Abstract

There is strong interest in sustainable aviation fuels (SAF) to decarbonize aviation; however, local decision-makers will need to consider what additional incentives could stimulate SAF commercialization within their own jurisdictions. This study analyzed SAF production in Virginia, evaluating two biomass-to-energy platforms (gasification Fischer Tropsch [GFT] and pyrolysis) and two regionally abundant feedstocks (woody wastes and municipal solid wastes). A suite of open-access modeling tools were applied to possible SAF supply chains encompassing feedstock collection and transportation, conversion, and fuel upgrading and transport.
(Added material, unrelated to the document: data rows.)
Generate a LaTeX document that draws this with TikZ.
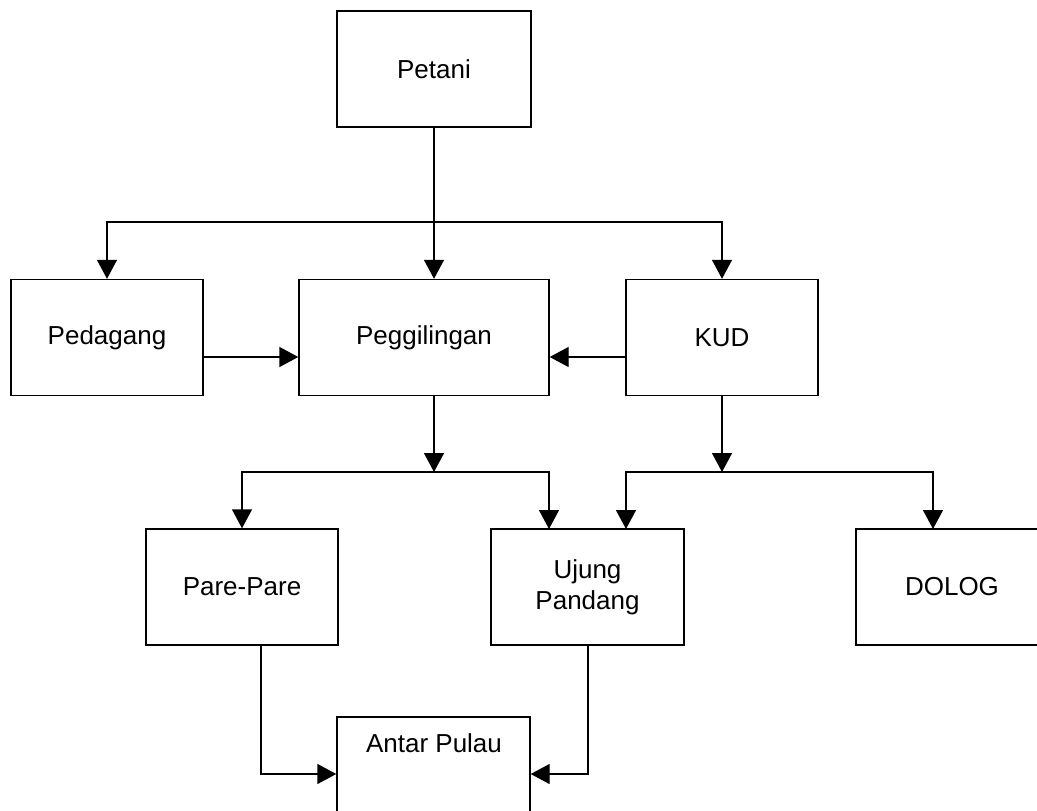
\documentclass[tikz,border=0pt]{standalone}
\usepackage{fontspec}
\setmainfont{Liberation Sans}
\usetikzlibrary{arrows.meta}
\begin{document}
\begin{tikzpicture}[x=1pt,y=-1pt,
  box/.style={draw, line width=1.4pt, minimum width=192pt, minimum height=116pt, inner sep=0pt, align=center,
    font=\fontsize{26}{31}\selectfont},
  txt/.style={inner sep=0pt, font=\fontsize{26}{31}\selectfont},
  conn/.style={line width=1.4pt},
  arr/.style={line width=1.4pt, -{Triangle[length=19pt,width=20pt]}}]
\useasboundingbox (0,0) rectangle (1037,811);
\clip (0,0) rectangle (1037,811);
% boxes
\node[box, minimum width=194pt] (petani) at (434,69) {Petani};
\node[box] (pedagang) at (107,337.5) {Pedagang};
\node[box, minimum width=250pt] (pegg) at (424,337.5) {Peggilingan};
\node[box] (kud) at (722,337.5) {KUD};
\node[box] (pare) at (242,587) {Pare-Pare};
\node[box, minimum width=193pt] (ujung) at (587.5,587) {Ujung\\Pandang};
\node[box] (dolog) at (952,587) {DOLOG};
\node[box, minimum width=193pt] (antar) at (433.5,775) {};
\node[txt] (antartxt) at (434,743) {Antar Pulau};
% coordinates
\coordinate (b1) at (434,222);
\coordinate (pb) at (434,472);
\coordinate (kb) at (722,472);
\coordinate (ay) at (0,357);
\coordinate (ppu) at (549,529);
\coordinate (kpu) at (626,529);
\coordinate (dd) at (933,529);
\coordinate (c1) at (261,774);
\coordinate (c2) at (588,774);
% connectors
\draw[arr] (petani.south) -- (petani.south |- pegg.north);
\draw[arr] (b1) -| (pedagang.north);
\draw[arr] (b1) -| (kud.north);
\draw[arr] (pedagang.east |- ay) -- (pegg.west |- ay);
\draw[arr] (kud.west |- ay) -- (pegg.east |- ay);
\draw[arr] (pb |- pegg.south) -- (pb);
\draw[arr] (pb) -| (pare.north);
\draw[arr] (pb) -| (ppu);
\draw[arr] (kud.south) -- (kb);
\draw[arr] (kb) -| (kpu);
\draw[arr] (kb) -| (dd);
\draw[arr] (c1 |- pare.south) -- (c1) -- (antar.west |- c1);
\draw[arr] (c2 |- ujung.south) -- (c2) -- (antar.east |- c2);
\end{tikzpicture}
\end{document}
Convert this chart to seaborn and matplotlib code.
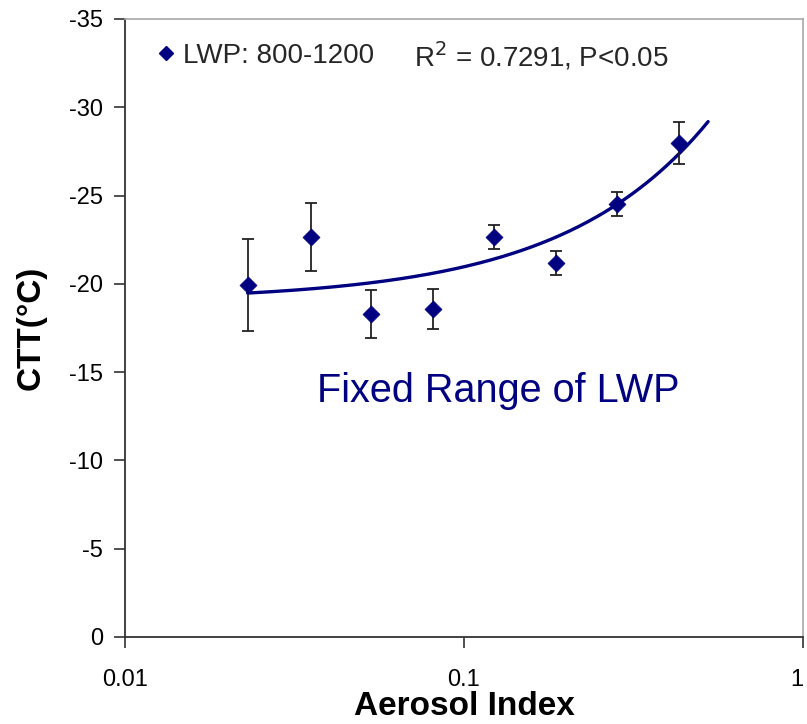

Key modeling outputs were minimum product selling price (MPSP) ($/gallon) and life-cycle global warming potential (GWP) (g CO2eq/MJ). Results suggest that early SAF production via GFT will require local incentives of approximately $3.61 per gallon compared to $0.75 per gallon for pilot-scale pyrolysis. Location of production facility (by county) influences economic and environmental metrics but is not nearly as important as facility size (tonnes/year). Different formats of financial incentives (i.e., tax credits, loan forgiveness, etc.) offer markedly different reductions in SAF MPSP. Finally, under current federal incentives in the US, it is still more economically efficient to use pyrolysis (with higher GWP) than GFT (with lower GWP). Therefore, regional stakeholders will need to navigate the tradeoff between economic and environmental performances of these platforms. Though Virginia was used as a case study, the methodology is replicable for other jurisdictions, insofar it can be adapted for use in other locations without decision-makers having to completely build their own TEA models.